Specialized products like government-backed Veteran Affairs and United States Department of Agriculture home loans require different knowledge. Make sure to ask about their turnaround times on loan files and the average number of days from contract to close.

Be sure to talk to your real estate agent about what you should and shouldn’t do to speed up the mortgage process.

Tuesday, April 1, 2014

Follow these tips to price your home correctly

Along with choosing a real estate agent that you’re comfortable with and marketing the home effectively, determining the correct asking price are three essential aspects of selling your home quickly and for the highest amount possible. The first are personal decisions; the last requires some research, finesse and some educated guessing.

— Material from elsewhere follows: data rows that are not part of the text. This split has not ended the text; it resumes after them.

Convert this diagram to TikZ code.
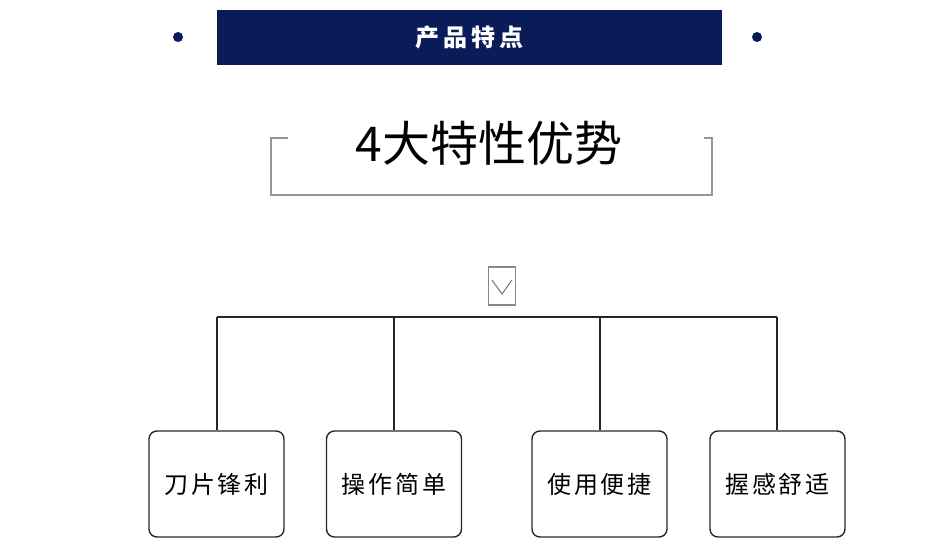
\documentclass[tikz,border=0pt]{standalone}
\usepackage{fontspec}
\setmainfont{Noto Sans CJK SC}
\newfontfamily\headfont[LetterSpace=18]{Noto Sans CJK SC}
\newfontfamily\boxfont[LetterSpace=12]{Noto Sans CJK SC}
\newfontfamily\titlefont{Noto Sans CJK SC}
\definecolor{navy}{RGB}{10,28,88}
\definecolor{bracketgray}{RGB}{150,150,150}
\definecolor{boxline}{RGB}{40,40,40}
\begin{document}
\begin{tikzpicture}[x=1pt,y=-1pt,
  dotnode/.style={circle,fill=navy,inner sep=0pt,minimum size=10pt},
  featbox/.style={draw=boxline,line width=1.4pt,rounded corners=8pt,minimum width=135pt,minimum height=106pt,inner sep=0pt,font=\boxfont\fontsize{24pt}{28pt}\selectfont},
  conn/.style={draw=black!85,line width=1.4pt},
  brk/.style={draw=bracketgray,line width=1.5pt}]
\useasboundingbox[fill=white] (0,0) rectangle (930,557);
% header
\node[fill=navy,minimum width=505pt,minimum height=55pt,inner sep=0pt,text=white,font=\headfont\bfseries\fontsize{24pt}{28pt}\selectfont] (head) at (469.5,37.5) {产品特点};
\node[dotnode] (dotL) at (178,37) {};
\node[dotnode] (dotR) at (757,37) {};
% bracket
\draw[brk] (288,138) -- (271,138) -- (271,195) -- (712,195) -- (712,138) -- (704,138);
\node[font=\titlefont\fontsize{48pt}{56pt}\selectfont,inner sep=0pt] (title) at (489,143) {4大特性优势};
% chevron box
\node[draw=bracketgray!90!black,line width=1.3pt,minimum width=27pt,minimum height=38pt,inner sep=0pt] (chev) at (502,286) {};
\draw[draw=bracketgray!80!black,line width=1pt] ([shift={(-10pt,6pt)}]chev.center) -- ([shift={(0pt,-8pt)}]chev.center) -- ([shift={(10pt,6pt)}]chev.center);
% feature boxes
\node[featbox] (f1) at (216.5,484) {刀片锋利};
\node[featbox] (f2) at (394,484) {操作简单};
\node[featbox] (f3) at (599.5,484) {使用便捷};
\node[featbox] (f4) at (777.5,484) {握感舒适};
% bus
\coordinate (b1) at (217,317);
\coordinate (b2) at (394,317);
\coordinate (b3) at (600,317);
\coordinate (b4) at (777,317);
\draw[conn] (b1) -- (b4);
\draw[conn] (b1) -- (b1 |- f1.north);
\draw[conn] (b2) -- (b2 |- f2.north);
\draw[conn] (b3) -- (b3 |- f3.north);
\draw[conn] (b4) -- (b4 |- f4.north);
\end{tikzpicture}
\end{document}
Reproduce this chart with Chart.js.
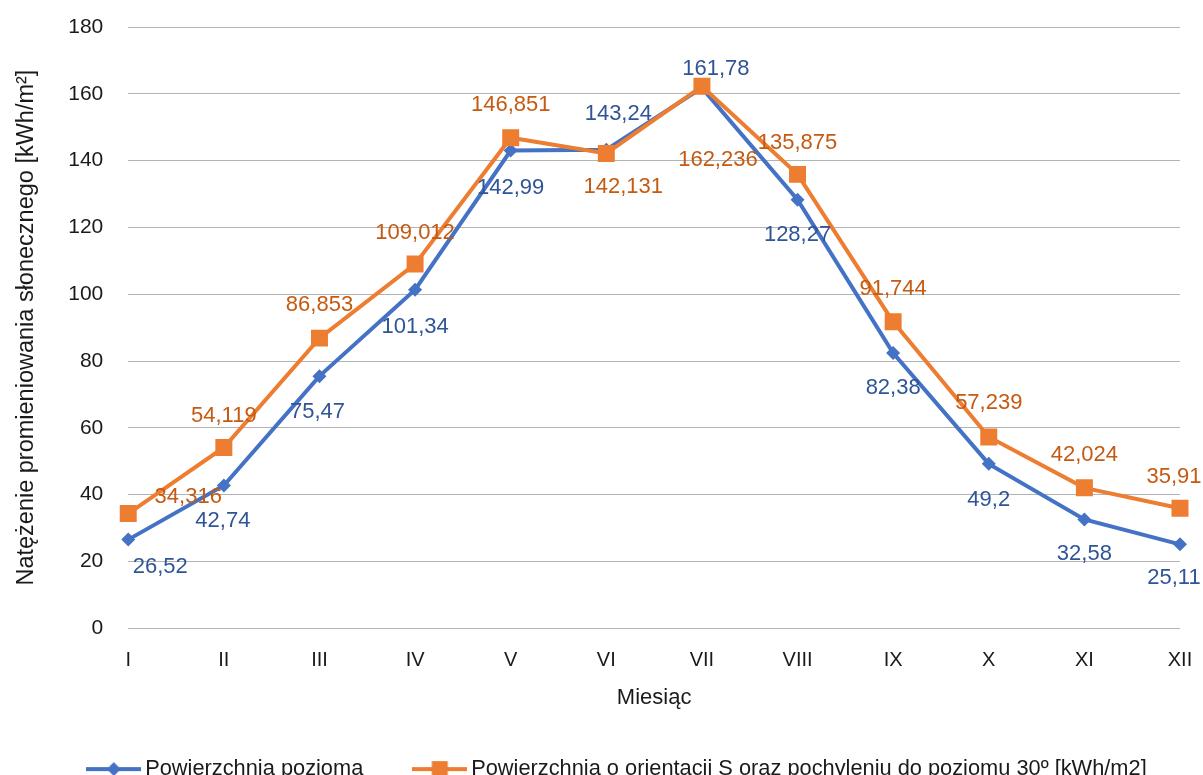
<!DOCTYPE html>
<html>
<head>
<meta charset="utf-8">
<script src="https://cdn.jsdelivr.net/npm/chart.js@4"></script>
<style>
  html, body { margin: 0; padding: 0; background: #fff; overflow: hidden; }
  canvas { display: block; }
</style>
</head>
<body>
<canvas id="chart" width="1203" height="790"></canvas>
<script>
const months = ['I', 'II', 'III', 'IV', 'V', 'VI', 'VII', 'VIII', 'IX', 'X', 'XI', 'XII']
const horizontal = [26.52, 42.74, 75.47, 101.34, 142.99, 143.24, 161.78, 128.27, 82.38, 49.2, 32.58, 25.11]
const tilted = [34.316, 54.119, 86.853, 109.012, 146.851, 142.131, 162.236, 135.875, 91.744, 57.239, 42.024, 35.91]

const horizontalName = 'Powierzchnia pozioma'
const tiltedName = 'Powierzchnia o orientacji S oraz pochyleniu do poziomu 30º [kWh/m2]'

const BLUE = '#4472C4'
const ORANGE = '#ED7D31'
const FONT = "'Liberation Sans', Arial, sans-serif"

// label offsets (px) from each point, as placed in the original
const blueOffsets = [[32, 27], [-1, 35], [-2, 36], [0, 37], [0, 37], [12, -36], [14, -19], [0, 35], [0, 35], [0, 36], [0, 35], [-6, 34]]
const orangeOffsets = [[60, -17], [0, -32], [0, -33], [0, -31], [0, -33], [17, 33], [16, 74], [0, -31], [0, -33], [0, -34], [0, -33], [-6, -31]]

function legendIcon(color, shape) {
  const c = document.createElement('canvas')
  c.width = 55
  c.height = 20
  const ctx = c.getContext('2d')
  ctx.strokeStyle = color
  ctx.lineWidth = 4
  ctx.beginPath()
  ctx.moveTo(0, 10)
  ctx.lineTo(55, 10)
  ctx.stroke()
  ctx.fillStyle = color
  ctx.beginPath()
  if (shape === 'diamond') {
    ctx.moveTo(27.5, 3); ctx.lineTo(34.5, 10); ctx.lineTo(27.5, 17); ctx.lineTo(20.5, 10)
  } else {
    ctx.rect(19.5, 2, 16, 16)
  }
  ctx.closePath()
  ctx.fill()
  return c
}

const pointLabels = {
  id: 'pointLabels',
  afterLayout(chart) {
    // legend in the original sits a bit right of centre
    chart.legend.right += 48
  },
  afterDatasetsDraw(chart) {
    const ctx = chart.ctx
    ctx.save()
    ctx.font = '22px ' + FONT
    ctx.textAlign = 'center'
    ctx.textBaseline = 'middle'
    chart.data.datasets.forEach((ds, di) => {
      const meta = chart.getDatasetMeta(di)
      meta.data.forEach((pt, i) => {
        const [dx, dy] = ds.labelOffsets[i]
        ctx.fillStyle = ds.labelColor
        ctx.fillText(String(ds.data[i]).replace('.', ','), pt.x + dx, pt.y + dy)
      })
    })
    ctx.restore()
  }
}

new Chart(document.getElementById('chart'), {
  type: 'line',
  data: {
    labels: months,
    datasets: [{
        label: horizontalName,
        data: horizontal,
        borderColor: BLUE,
        backgroundColor: BLUE,
        borderWidth: 4,
        pointStyle: 'rectRot',
        pointRadius: 7,
        pointBorderWidth: 0,
        order: 1,
        labelOffsets: blueOffsets,
        labelColor: '#2F5597',
        legendIcon: legendIcon(BLUE, 'diamond'),
      },
      {
        label: tiltedName,
        data: tilted,
        borderColor: ORANGE,
        backgroundColor: ORANGE,
        borderWidth: 4,
        pointStyle: 'rect',
        pointRadius: 12,
        pointBorderWidth: 0,
        order: 0,
        labelOffsets: orangeOffsets,
        labelColor: '#C55A11',
        legendIcon: legendIcon(ORANGE, 'square'),
      }
    ]
  },
  options: {
    responsive: false,
    animation: false,
    devicePixelRatio: 1,
    layout: { padding: { top: 27, right: 23, left: 12, bottom: 0 } },
    scales: {
      x: {
        offset: false,
        grid: { display: true, drawOnChartArea: false, drawTicks: true, tickLength: 18, tickColor: 'rgba(0,0,0,0)' },
        border: { display: false },
        ticks: { color: '#1a1a1a', font: { family: FONT, size: 20, lineHeight: 1 }, padding: 4 },
        title: { display: true, text: 'Miesiąc', color: '#1a1a1a', font: { family: FONT, size: 22, lineHeight: 1 }, padding: { top: 13, bottom: -7 } }
      },
      y: {
        min: 0,
        max: 180,
        ticks: { stepSize: 20, color: '#1a1a1a', font: { family: FONT, size: 21 }, padding: 1 },
        grid: { color: '#b3b3b3', lineWidth: 1, drawTicks: true, tickLength: 24, tickColor: 'rgba(0,0,0,0)' },
        border: { display: false },
        title: { display: true, text: 'Natężenie promieniowania słonecznego [kWh/m²]', color: '#1a1a1a', font: { family: FONT, size: 23.5 }, padding: { top: 0, bottom: 27 } }
      }
    },
    plugins: {
      tooltip: { enabled: false },
      legend: {
        position: 'bottom',
        labels: {
          usePointStyle: true,
          pointStyleWidth: 41,
          padding: 56,
          color: '#1a1a1a',
          font: { family: FONT, size: 21.8 },
          sort: (a, b) => a.datasetIndex - b.datasetIndex,
          generateLabels(chart) {
            return chart.data.datasets.map((ds, i) => ({
              text: ds.label,
              pointStyle: ds.legendIcon,
              fillStyle: ds.borderColor,
              strokeStyle: ds.borderColor,
              lineWidth: 0,
              datasetIndex: i,
              fontColor: '#1a1a1a',
            }))
          }
        }
      }
    }
  },
  plugins: [pointLabels]
})
</script>
</body>
</html>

Here are some tips to help you price your home right.

Look at the neighborhood

Consider comparable homes nearby that were for sale, recently sold or are currently for sale. This is perhaps the most important factor in pricing your home.

Local market conditions

Home sales is no different than any other industry. Supply and demand is a determinant of price. Your REALTOR® will have information about the supply of available homes compared to the demand of buyers.

Check out the competition

Visit open houses in the area to see how your home stacks up.

Price to appraise

The buyer’s appraisal price considers the prices of recently sold homes. Your sales price will be subject to an appraisal, unless your buyer agrees to pay cash or waives an appraisal contingency.

Don't pay for an appraisal

Though the buyer's appraisal will be important when it comes time to close, you don't need to obtain a separate appraisal prior to pricing your home.

Square footage

Every home listing states the square footage, but not all square footage is created equal. Two homes could have exactly the same square footage, but one could be an open floor plan while the other has separated rooms.

Beware of the high asking price

An agent may propose a high asking price to flatter you in order to win the listing, but will then push hard for a price reduction almost immediately. This is known in the business as "buying the listing." Make sure to avoid the trap by talking to several agents. If one comes in way higher than the others, they could be buying your listing.

Irrelevant factors

When it comes to pricing, there are a number of things that many homeowners think are contributing factors, but aren’t:

  • Price you paid for your house

  • Amount you want to net from the deal

  • Price the house would have sold for a few years ago

  • Amount you've spent on repairs, maintenance and improvements

Don't overprice your home

You may be inclined to list at more than what your home is worth in order to hit the price point you really want to get when the buyer makes an offer. This is dangerous because if you don’t get an offer, you may have to reduce the price, which can be an indication to buyers that it's probably more over-priced than the amount you just reduced.

Don't underprice it, either

Some homeowners deliberately underprice their home to attract more buyers and start a bidding war. This is just as risky as overpricing the home. If the bidding war you hoped for doesn’t materialize, you may only receive one offer at exactly your artificially lowered asking price.